- [Written request]
In the entries below, find every line with "that" and copy it.

** Start of Records for this task **

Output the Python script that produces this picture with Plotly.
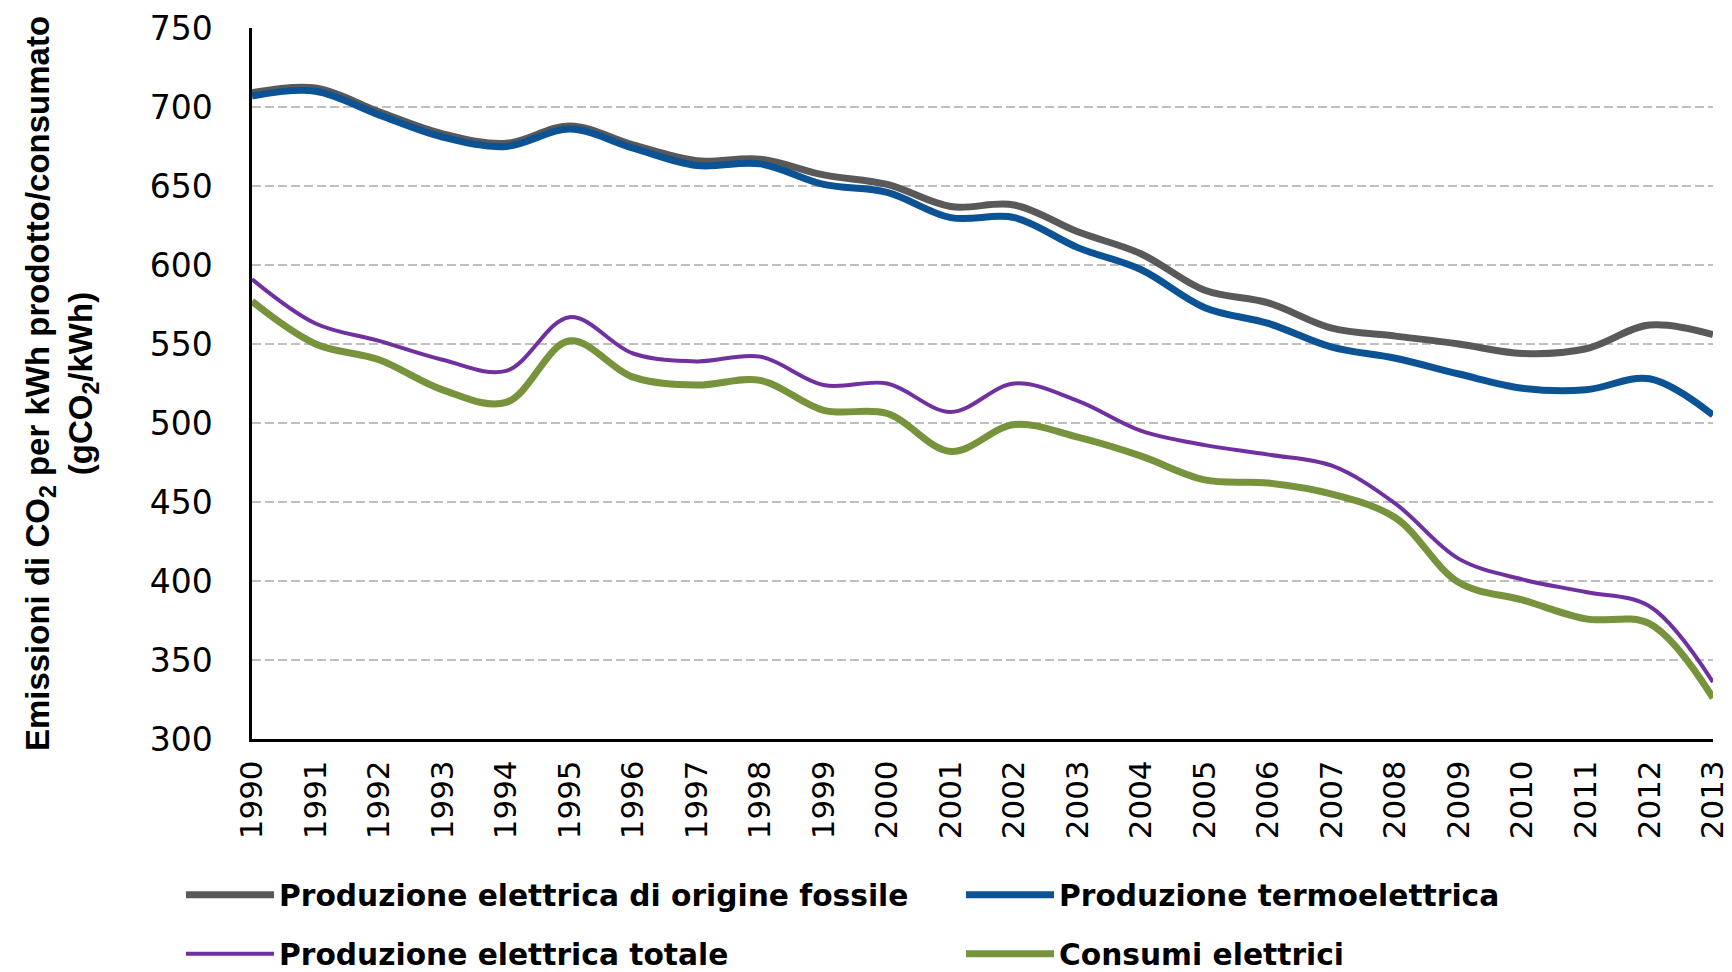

** End of Records for this task **
** Start of Records for this task **

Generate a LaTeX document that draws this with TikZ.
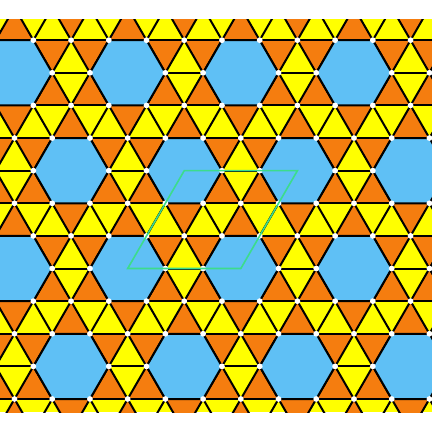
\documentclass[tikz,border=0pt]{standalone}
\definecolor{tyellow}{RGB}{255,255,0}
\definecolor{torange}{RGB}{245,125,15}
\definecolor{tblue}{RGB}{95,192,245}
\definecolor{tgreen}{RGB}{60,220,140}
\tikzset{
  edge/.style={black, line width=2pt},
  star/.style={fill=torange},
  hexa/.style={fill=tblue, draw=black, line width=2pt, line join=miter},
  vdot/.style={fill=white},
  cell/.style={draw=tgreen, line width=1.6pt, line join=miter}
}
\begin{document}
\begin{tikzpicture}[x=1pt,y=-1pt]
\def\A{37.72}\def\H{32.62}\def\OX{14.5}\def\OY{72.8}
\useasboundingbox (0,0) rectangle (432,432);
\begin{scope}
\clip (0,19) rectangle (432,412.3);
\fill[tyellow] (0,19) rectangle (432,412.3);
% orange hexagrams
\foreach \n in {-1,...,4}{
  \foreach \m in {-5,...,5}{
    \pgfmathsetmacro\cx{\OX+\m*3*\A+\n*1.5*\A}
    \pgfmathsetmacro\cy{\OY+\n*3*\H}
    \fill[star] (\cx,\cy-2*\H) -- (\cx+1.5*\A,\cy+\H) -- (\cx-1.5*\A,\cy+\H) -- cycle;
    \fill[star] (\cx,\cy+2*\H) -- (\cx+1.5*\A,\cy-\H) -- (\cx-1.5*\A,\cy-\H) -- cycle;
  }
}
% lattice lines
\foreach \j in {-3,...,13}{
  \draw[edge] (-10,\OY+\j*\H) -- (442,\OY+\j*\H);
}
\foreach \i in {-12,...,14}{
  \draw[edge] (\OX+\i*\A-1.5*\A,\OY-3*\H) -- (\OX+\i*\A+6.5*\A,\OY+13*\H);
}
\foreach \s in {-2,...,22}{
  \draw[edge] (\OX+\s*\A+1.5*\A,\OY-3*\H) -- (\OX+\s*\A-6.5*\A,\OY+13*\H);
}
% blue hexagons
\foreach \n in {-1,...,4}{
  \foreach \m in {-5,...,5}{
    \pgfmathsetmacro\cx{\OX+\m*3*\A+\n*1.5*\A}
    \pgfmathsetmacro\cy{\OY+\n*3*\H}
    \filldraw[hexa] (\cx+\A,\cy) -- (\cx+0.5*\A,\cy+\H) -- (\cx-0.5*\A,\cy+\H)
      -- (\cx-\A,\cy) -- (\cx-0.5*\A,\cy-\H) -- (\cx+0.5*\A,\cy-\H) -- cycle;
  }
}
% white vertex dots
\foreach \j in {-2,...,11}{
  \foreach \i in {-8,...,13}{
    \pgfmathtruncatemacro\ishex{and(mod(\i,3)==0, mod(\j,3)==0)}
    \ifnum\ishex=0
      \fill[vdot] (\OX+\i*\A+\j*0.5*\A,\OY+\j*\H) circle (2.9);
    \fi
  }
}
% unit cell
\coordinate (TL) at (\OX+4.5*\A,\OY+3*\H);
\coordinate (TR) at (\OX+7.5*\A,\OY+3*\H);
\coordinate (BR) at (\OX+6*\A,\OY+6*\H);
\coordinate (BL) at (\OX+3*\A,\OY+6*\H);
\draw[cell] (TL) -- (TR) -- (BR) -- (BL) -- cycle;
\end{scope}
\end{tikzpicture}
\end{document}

** End of Records for this task **

- [The answer]
Output the Python script that produces this picture with Plotly.
Generate a LaTeX document that draws this with TikZ.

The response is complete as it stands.